Stay focused on space, carefully

Augest.31 : Chandrayaan-I is dead. However, scientists at the Indian Space Research Organisation, whose big budgets are beyond the usual audit umbrella and whose projects remain way above the comprehension of most people, including the babus who run the Indian administration, insist that the moon mission itself is alive and kicking. And that Chandrayaan-II will take off as planned around 2011-12 along with a lander-rover, which is quite similar to the lunar vehicles used by America’s Apollo missions before Neil Armstrong became the first man to land on the moon over 40 years ago. C-II will use its rover to pick up the moonstones for on-site analysis of the lunar surface and transmit the data to its earth station, the Indian Deep Space Network (ISDN), at Byalalu village near Bengaluru. It will not come back, but C-III — scheduled around 2015 — will return with samples of the lunar surface.
Independent of these Chandrayaan missions will be the manned trips into space. The first manned mission will orbit the earth five or six times before returning for a sea-splash sometime in 2015 or a year later. The training of astronauts will soon begin in Bengaluru, and if all goes well India’s maiden manned moon trip will take place in 2020. If all these claims are meant to combat the gloom in Isro after it lost Chandrayaan-I 14 months early, against its projected two-year life around the moon, it must also be remembered that India is the only country which has performed the hugely complicated manoeuvring of the spacecraft from earth orbit to lunar orbit in the first attempt itself. The Russians had lost a few spaceships in this most critical operation. Another significant gain is that C-I, before its premature demise, managed to map most of the hitherto unvisited polar part, commonly known as the dark side of the moon. The data it sent to Byalalu will greatly help the Indian exploration for water on the moon. Just the other day, Isro announced it had teamed up with Nasa to study possibilities of lunar water in this patch of the moon.
The most common question that pops up whenever a space mission fails is whether the nation was right to spend all those millions on "over-ambitious" adventures and if these had any relevance, specially when contrasted with the acute poverty still prevalent in India. Isro’s scientists have repeatedly spelt out how their work benefits the ordinary India in a variety of ways — forecasting weather for the farmer, spotting marine fishing zones and other natural resources, tele-medicine facilities for rural people, forest management, distance education and, of course, the revolution in telecommunications. The Internet, now such an integral part of our daily lives, and increasingly even in remoter areas, had its genesis in the US Apollo missions of the 1960s, when the American space programme for the first time used computer-aided data transfer and communication across the skies.

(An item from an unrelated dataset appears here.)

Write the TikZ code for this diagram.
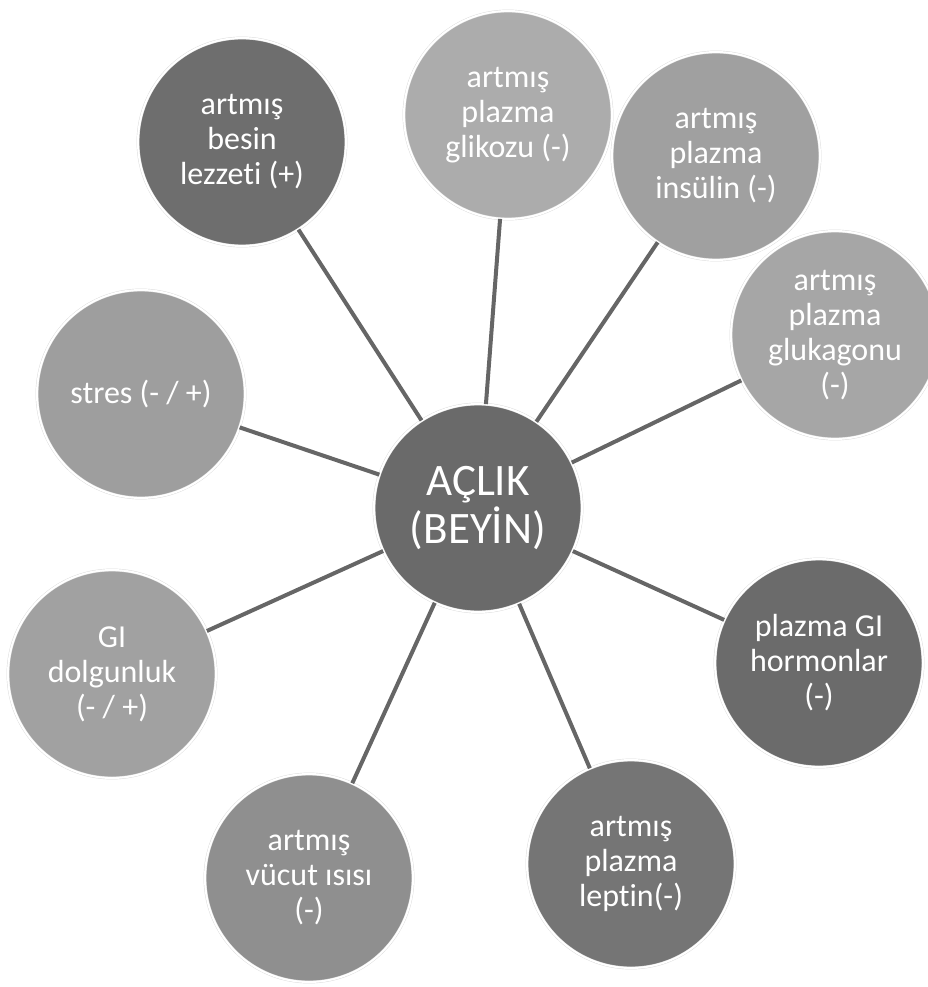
\documentclass[tikz,border=0pt]{standalone}
\usepackage{fontspec}
\setmainfont[Ligatures=NoCommon]{Carlito}
\usepackage{xcolor}

\definecolor{hubgray}{HTML}{6A6A6A}
\definecolor{linkgray}{HTML}{666666}
\definecolor{tastegray}{HTML}{6E6E6E}
\definecolor{glucgray}{HTML}{ACACAC}
\definecolor{insgray}{HTML}{A0A0A0}
\definecolor{glkgray}{HTML}{A6A6A6}
\definecolor{horgray}{HTML}{6B6B6B}
\definecolor{lepgray}{HTML}{757575}
\definecolor{tempgray}{HTML}{8F8F8F}
\definecolor{fullgray}{HTML}{A1A1A1}
\definecolor{stressgray}{HTML}{9E9E9E}

\tikzset{
	bubble/.style={circle, minimum size=208pt, inner sep=0pt, text=white, align=center,
		draw=black!15, double=white, double distance=2pt, line width=0.4pt,
		font=\fontsize{32}{35}\selectfont},
	hub/.style={bubble, fill=hubgray, font=\fontsize{45}{48}\selectfont},
	link/.style={draw=linkgray, line width=4pt}
}

\begin{document}
\begin{tikzpicture}[x=1pt,y=-1pt]
			\useasboundingbox (0,0) rectangle (928,987);

			\node[hub] (hunger) at (478,508) {AÇLIK\\(BEYİN)};

			\node[bubble, fill=tastegray] (taste) at (242,142) {artmış\\besin\\lezzeti (+)};
			\node[bubble, fill=glucgray] (glucose) at (508,115) {artmış\\plazma\\glikozu (-)};
			\node[bubble, fill=insgray] (insulin) at (716,156) {artmış\\plazma\\insülin (-)};
			\node[bubble, fill=glkgray] (glucagon) at (835,335) {artmış\\plazma\\glukagonu\\(-)};
			\node[bubble, fill=horgray] (gihorm) at (819,663) {plazma GI\\hormonlar\\(-)};
			\node[bubble, fill=lepgray] (leptin) at (631,864) {artmış\\plazma\\leptin(-)};
			\node[bubble, fill=tempgray] (temp) at (309,878) {artmış\\vücut ısısı\\(-)};
			\node[bubble, fill=fullgray] (gifull) at (112,674) {GI\\dolgunluk\\(- / +)};
			\node[bubble, fill=stressgray] (stress) at (141,394) {stres (- / +)};

			\foreach \t in {taste,glucose,insulin,glucagon,gihorm,leptin,temp,gifull,stress}
				\draw[link] (hunger) -- (\t);

		\end{tikzpicture}
\end{document}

Having said all this, one cannot avoid a word or two of caution. The scientific community must introspect deeply on the reasons behind C-I’s death, so that valuable lessons are learnt on how to make future missions not only less vulnerable but also more productive. True, India’s space odysseys have been far cheaper than those undertaken by other countries, but that’s no reason to get complacent. While India can legitimately take pride that its space programme is zooming at par with those of other space nations, we must never lose sight of the fact that India is also the poorest among these countries. The ongoing debate among our nuclear and defence scientists on whether Pokhran-II in May 1998 was a success or failure only goes to show how our wider scientific community has remained a mystery, at times even unto itself.